Foto: picture-alliance/dpa/S. Kaptilkin
Viktor Kalashnikov
Em novembro de 2010, médicos do hospital Charité detectaram altos níveis de mercúrio num casal de dissidentes russos que trabalhava na capital alemã. Kalashnikov, um jornalista freelancer e ex-coronel da KGB, tinha 3,7 microgramas de mercúrio por litro de sangue, enquanto sua esposa tinha 56 microgramas. Um nível seguro é de 1-3 microgramas. Kalashnikov acusou Moscou de tê-los envenenado.
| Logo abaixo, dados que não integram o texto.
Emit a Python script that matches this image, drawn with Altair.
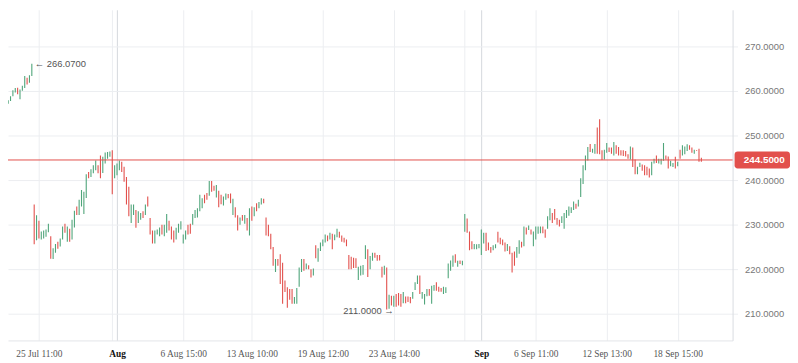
import altair as alt
import pandas as pd

# ---- data (hourly bars, one per index) ----
highs = [
    257.0, 258.5, 258.3, 257.9, 258.8, 260.1, 260.6, 260.7, 260.3, 261.1, 263.3, 262.9, 263.5, 266.07,
    234.5, 232.1, 230.9, 228.5, 228.7, 228.9, 230.2, 227.4, 224.7, 225.7,
    226.2, 226.9, 229.6, 230.2, 229.6, 229.1, 231.1, 233.1, 234.1, 235.6,
    237.8, 237.4, 241.3, 241.8, 242.4, 243.3, 244.4, 243.3, 245.5, 245.2,
    246.2, 246.3, 246.4, 246.7, 243.3, 243.7, 244.4, 244.1, 243.0, 240.7,
    238.5, 234.5, 234.5, 233.3, 233.0, 232.6, 233.0, 234.5, 236.3, 231.5,
    228.7, 228.7, 228.9, 229.4, 230.0, 230.0, 232.4, 230.9, 229.6, 228.7,
    229.3, 230.2, 230.8, 227.8, 228.7, 230.0, 230.2, 232.4, 233.3, 233.7,
    236.7, 235.9, 236.7, 237.1, 239.8, 239.8, 238.7, 238.9, 237.6, 236.7,
    236.3, 237.0, 236.9, 237.0, 235.8, 233.9, 232.1, 231.6, 232.2, 232.2,
    231.5, 233.7, 234.1, 233.9, 234.8, 235.1, 235.9, 235.8, 231.6, 230.0,
    228.0, 225.0, 222.3, 222.3, 223.4, 221.5, 217.5, 216.0, 215.6, 215.6,
    213.8, 215.8, 220.4, 222.3, 222.3, 221.3, 220.9, 220.0, 220.2, 225.4,
    224.7, 226.0, 226.7, 227.8, 227.6, 228.2, 228.0, 227.8, 229.1, 228.4,
    227.6, 227.1, 226.7, 223.2, 222.8, 222.6, 222.5, 220.6, 220.8, 221.0,
    225.4, 224.5, 223.0, 223.7, 223.7, 223.2, 223.2, 220.6, 220.8, 220.4,
    214.3, 214.1, 214.1, 214.5, 214.7, 214.5, 214.9, 213.9, 213.9, 213.8,
    214.9, 217.1, 218.6, 218.6, 214.9, 214.5, 215.6, 215.6, 216.3, 216.5,
    217.1, 216.1, 215.8, 216.1, 216.0, 221.3, 222.0, 223.1, 223.4, 221.9,
    222.0, 221.9, 232.4, 231.4, 228.5, 226.3, 225.7, 225.6, 225.7, 228.9,
    228.2, 228.2, 226.0, 225.0, 225.4, 225.6, 228.4, 227.1, 226.7, 226.0,
    225.7, 225.2, 223.7, 224.0, 225.0, 226.5, 226.2, 229.6, 229.4, 229.8,
    228.9, 228.5, 229.6, 229.6, 229.6, 229.6, 228.9, 231.9, 233.7, 232.6,
    233.5, 231.5, 231.1, 231.9, 232.6, 233.3, 234.1, 233.9, 235.2, 234.7,
    235.6, 240.4, 243.3, 245.5, 247.4, 248.1, 247.0, 248.1, 251.8, 253.6,
    246.7, 246.8, 248.3, 247.3, 247.3, 248.5, 247.8, 247.4, 246.7, 246.7,
    246.5, 245.8, 247.5, 247.3, 244.6, 243.0, 243.9, 243.5, 243.3, 243.0,
    242.6, 244.1, 244.8, 245.5, 244.8, 244.8, 248.3, 245.5, 245.3, 244.3,
    243.8, 245.2, 244.1, 246.8, 247.8, 247.5, 248.0, 247.8, 247.3, 246.8,
    246.7, 247.0, 245.0,
]
lows = [
    254.8, 256.6, 257.0, 257.1, 257.7, 258.8, 259.6, 259.2, 258.1, 260.0, 260.6, 261.4, 261.8, 263.3,
    225.6, 226.5, 226.9, 226.7, 226.9, 227.3, 228.3, 222.4, 222.3, 223.7,
    224.6, 225.1, 226.7, 228.2, 226.2, 226.2, 226.7, 229.4, 232.2, 232.2,
    234.1, 232.4, 236.0, 240.4, 240.7, 241.5, 242.2, 241.5, 240.4, 241.6,
    243.7, 244.8, 245.2, 236.8, 240.4, 241.1, 242.2, 241.8, 239.6, 234.5,
    231.9, 230.4, 232.2, 229.3, 230.4, 231.1, 231.5, 232.2, 234.1, 227.8,
    225.8, 225.8, 227.8, 227.4, 227.8, 227.4, 228.2, 228.7, 226.7, 226.0,
    226.7, 228.2, 228.9, 225.8, 226.7, 227.8, 228.0, 230.0, 231.5, 231.6,
    233.0, 233.7, 234.8, 235.6, 236.5, 237.4, 237.6, 236.1, 233.9, 234.6,
    234.3, 235.6, 235.9, 234.8, 232.2, 231.6, 228.7, 230.0, 230.9, 230.2,
    228.7, 227.6, 230.9, 231.9, 233.0, 233.7, 234.5, 234.8, 227.6, 227.4,
    224.5, 220.8, 219.4, 220.8, 216.7, 212.3, 214.9, 211.4, 213.2, 212.3,
    212.3, 212.3, 216.1, 219.4, 219.7, 220.0, 220.0, 218.2, 218.6, 222.5,
    221.7, 224.1, 225.2, 226.0, 226.3, 226.7, 224.5, 226.5, 227.2, 227.1,
    226.2, 226.0, 225.2, 220.0, 220.0, 220.3, 220.3, 217.6, 218.6, 218.8,
    222.3, 218.3, 220.0, 221.9, 222.6, 221.9, 222.0, 218.2, 218.8, 211.0,
    211.2, 211.9, 211.6, 211.6, 211.9, 211.6, 212.4, 212.4, 212.7, 212.4,
    213.4, 215.4, 216.7, 214.5, 213.4, 212.1, 214.0, 214.1, 212.3, 215.2,
    215.2, 215.0, 215.0, 214.5, 214.7, 218.0, 219.7, 220.6, 221.5, 220.6,
    221.2, 220.9, 228.4, 228.2, 224.3, 224.5, 224.5, 224.5, 224.7, 223.2,
    225.8, 224.1, 224.3, 223.7, 224.3, 224.7, 226.0, 225.6, 225.4, 224.0,
    224.1, 223.4, 219.3, 220.8, 222.6, 223.5, 224.9, 225.2, 227.8, 228.8,
    227.8, 225.2, 226.7, 228.0, 228.1, 228.1, 227.1, 229.1, 231.0, 230.4,
    231.1, 230.0, 229.6, 230.4, 229.1, 231.5, 232.0, 232.6, 233.3, 233.6,
    234.1, 236.2, 239.1, 242.2, 244.4, 246.3, 246.1, 245.9, 245.9, 245.8,
    244.5, 244.6, 246.1, 246.3, 245.9, 245.5, 245.9, 245.5, 245.5, 245.4,
    245.3, 244.8, 244.6, 242.9, 241.3, 241.3, 242.9, 242.1, 241.1, 241.1,
    240.6, 241.1, 243.7, 243.8, 243.7, 243.5, 244.3, 244.6, 242.6, 243.1,
    242.9, 242.6, 243.1, 244.8, 245.5, 245.8, 246.5, 246.8, 246.1, 245.9,
    246.5, 244.1, 244.1,
]
up = [
    0, 1, 0, 1, 1, 1, 1, 0, 1, 1, 1, 0, 1, 1,
    0, 1, 0, 1, 1, 1, 1, 0, 1, 1,
    0, 1, 1, 0, 1, 0, 1, 1, 0, 1,
    1, 1, 1, 0, 1, 1, 1, 0, 0, 1,
    1, 1, 1, 0, 1, 1, 1, 0, 0, 0,
    0, 1, 1, 0, 1, 1, 0, 1, 0, 0,
    0, 1, 1, 1, 0, 1, 1, 0, 0, 0,
    1, 1, 1, 1, 1, 0, 0, 1, 1, 1,
    1, 1, 0, 0, 1, 0, 0, 1, 0, 0,
    1, 1, 0, 0, 1, 0, 0, 1, 0, 1,
    0, 1, 0, 1, 0, 1, 1, 0, 0, 0,
    0, 0, 1, 0, 0, 0, 0, 0, 0, 0,
    1, 1, 1, 1, 0, 1, 0, 0, 1, 0,
    1, 1, 1, 1, 0, 1, 0, 1, 1, 0,
    0, 0, 0, 0, 0, 0, 0, 1, 1, 1,
    1, 0, 1, 1, 0, 0, 0, 0, 1, 0,
    1, 0, 1, 0, 0, 0, 1, 0, 0, 0,
    1, 1, 1, 0, 1, 1, 1, 0, 1, 1,
    0, 0, 0, 1, 1, 1, 1, 1, 0, 1,
    0, 1, 1, 0, 0, 0, 1, 1, 1, 1,
    1, 0, 0, 0, 1, 1, 0, 0, 0, 0,
    1, 0, 0, 0, 1, 1, 0, 1, 0, 1,
    0, 1, 1, 1, 1, 0, 0, 1, 1, 0,
    0, 0, 0, 1, 1, 1, 1, 1, 1, 0,
    1, 1, 1, 1, 1, 0, 1, 1, 0, 0,
    0, 1, 1, 0, 0, 1, 0, 0, 0, 0,
    0, 0, 1, 0, 0, 1, 1, 0, 0, 0,
    0, 1, 1, 0, 1, 1, 1, 0, 0, 1,
    1, 0, 1, 0, 1, 1, 1, 0, 0, 1,
    0, 0, 0,
]

tick_index = [16, 47, 49, 77, 106, 136, 166, 196, 203, 226, 256, 286]
tick_labels = ["25 Jul 11:00", "", "Aug", "6 Aug 15:00", "13 Aug 10:00", "19 Aug 12:00",
               "23 Aug 14:00", "", "Sep", "6 Sep 11:00", "12 Sep 13:00", "18 Sep 15:00"]
month_ticks = [49, 203]
y_ticks = [210, 220, 230, 240, 250, 260, 270]
last_price = 244.5
max_bar, max_value = 13, 266.07
min_bar, min_value = 163, 211.0

GREEN = "#4fa57a"
RED = "#e2504c"
GRID = "#eceef1"

bars = pd.DataFrame({
    "i": list(range(len(highs))),
    "high": highs,
    "low": lows,
    "dir": ["up" if u else "down" for u in up],
})

x_scale = alt.Scale(domain=[2.93, 309.2], nice=False, zero=False)
y_scale = alt.Scale(domain=[204.08, 278.14], nice=False, zero=False)

label_expr = ""
for idx, lab in zip(tick_index, tick_labels):
    label_expr += f"datum.value == {idx} ? '{lab}' : "
label_expr += "''"
month_test = " || ".join(f"datum.value == {m}" for m in month_ticks)

x_axis = alt.Axis(
    values=tick_index, labelExpr=label_expr, title=None, grid=True,
    gridColor={"condition": {"test": month_test, "value": "#d5d8dd"}, "value": GRID},
    ticks=False, domainColor="#e3e5e9", labelFont="Liberation Serif", labelFontSize=9.5,
    labelColor={"condition": {"test": month_test, "value": "#111111"}, "value": "#555555"},
    labelFontWeight={"condition": {"test": month_test, "value": "bold"}, "value": "normal"},
    labelPadding=8, labelOverlap=False, labelFlush=False,
)
y_axis = alt.Axis(
    orient="right", values=y_ticks, format=".4f", title=None, grid=True, gridColor=GRID,
    tickColor=GRID, tickSize=5, domainColor="#d9dce1", labelFont="Liberation Sans",
    labelFontSize=9.5, labelColor="#777777", labelPadding=7,
)

ohlc = alt.Chart(bars).mark_rule(strokeWidth=1.1, clip=True).encode(
    x=alt.X("i:Q", scale=x_scale, axis=x_axis),
    y=alt.Y("low:Q", scale=y_scale, axis=y_axis),
    y2="high:Q",
    color=alt.Color("dir:N", scale=alt.Scale(domain=["up", "down"], range=[GREEN, RED]), legend=None),
)

price_df = pd.DataFrame({"p": [last_price]})
price_line = alt.Chart(price_df).mark_rule(color=RED, strokeWidth=1).encode(
    y=alt.Y("p:Q", scale=y_scale)
)
tag = alt.Chart(price_df).mark_tick(
    color=RED, orient="horizontal", thickness=17, size=56, cornerRadius=3, opacity=1
).encode(x=alt.value(762), y=alt.Y("p:Q", scale=y_scale))
tag_text = alt.Chart(price_df).mark_text(
    color="white", fontWeight="bold", fontSize=10, font="Liberation Sans", baseline="middle"
).encode(x=alt.value(764), y=alt.Y("p:Q", scale=y_scale), text=alt.Text("p:Q", format=".4f"))

ann = pd.DataFrame({
    "i": [max_bar, min_bar],
    "p": [max_value, min_value],
    "t": [f"\u2190 {max_value:.4f}", f"{min_value:.4f} \u2192"],
})
ann_max = alt.Chart(ann.iloc[[0]]).mark_text(
    align="left", baseline="middle", dx=3, fontSize=9.5, font="Liberation Sans", color="#555555"
).encode(x=alt.X("i:Q", scale=x_scale), y=alt.Y("p:Q", scale=y_scale), text="t:N")
ann_min = alt.Chart(ann.iloc[[1]]).mark_text(
    align="right", baseline="middle", dx=7, dy=2, fontSize=9.5, font="Liberation Sans", color="#555555"
).encode(x=alt.X("i:Q", scale=x_scale), y=alt.Y("p:Q", scale=y_scale), text="t:N")

chart = alt.layer(ohlc, price_line, tag, tag_text, ann_max, ann_min).properties(
    width=732, height=334, autosize="none",
    padding={"left": 0, "top": 0, "right": 58, "bottom": 21},
    background="white",
).configure_view(stroke=None)

chart.save("out.html", embed_options={"renderer": "svg", "actions": False})
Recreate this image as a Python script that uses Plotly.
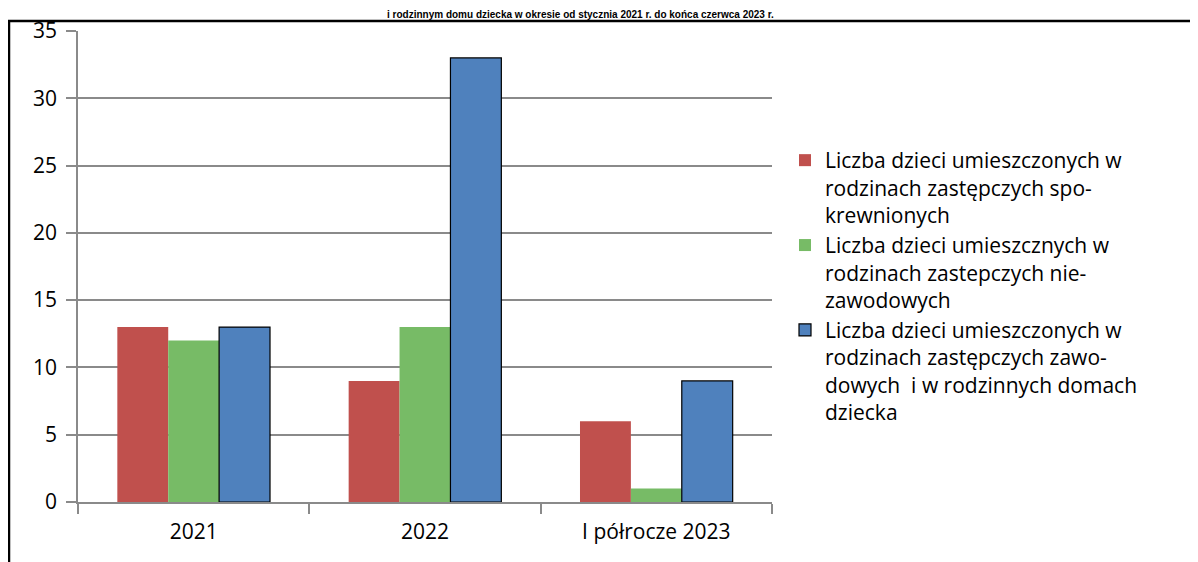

Foto: picture-alliance/dpa/RIA Novosti
Viktor Yushchenko
O líder da oposição ucraniana Yushchenko adoeceu em setembro de 2004 e foi diagnosticado com pancreatite aguda causada por uma infecção viral e substâncias químicas. A doença resultou em desfiguração facial, com marcas parecidas com a de varíola, inchaço e icterícia. Os médicos disseram que as mudanças em seu rosto foram causadas pela cloracne, que é resultado do envenenamento por dioxina.
Foto: Getty Images/AFP/M. Leodolter
Khaled Meshaal
Em 25 de setembro de 1997, a agência de inteligência de Israel tentou assassinar Khaled Meshaal, líder do Hamas, sob ordens do premiê Benjamin Netanyahu. Dois agentes espalharam uma substância venenosa no ouvido de Meshaal quando ele entrou nos escritórios do Hamas em Amã, na Jordânia. A tentativa de assassinato fracassou e, não muito depois, os dois agentes israelenses foram capturados.
Foto: Getty Images/AFP/A. Sazonov
Georgi Markov
Em 1978, o dissidente búlgaro Markov aguardava num ponto de ônibus após um turno na BBC quando sentiu uma pontada forte na coxa. Ele se virou e viu um homem segurando um guarda-chuva. Uma pequena saliência apareceu onde ele sentiu a pontada e quatro dias depois ele morreu. Uma autópsia descobriu que ele havia sido morto por um pequeno projétil contendo uma dose de 0,2 miligrama de ricina.
Foto: picture-alliance/dpa/epa/Stringer
Grigori Rasputin
Em dezembro de 1916, o curandeiro místico e espiritual Rasputin chegou ao Palácio Moika, em São Petersburgo, a convite do Príncipe Félix Yussupov. Lá, o princípe ofereceu a Rasputin bolos contaminados com cianeto de potássio, mas nada aconteceu. Yussupov então deu a ele vinho em taças com cianeto, mas Rasputin seguiu bebendo. Diante da ineficácia do veneno, Rasputin foi morto a balas.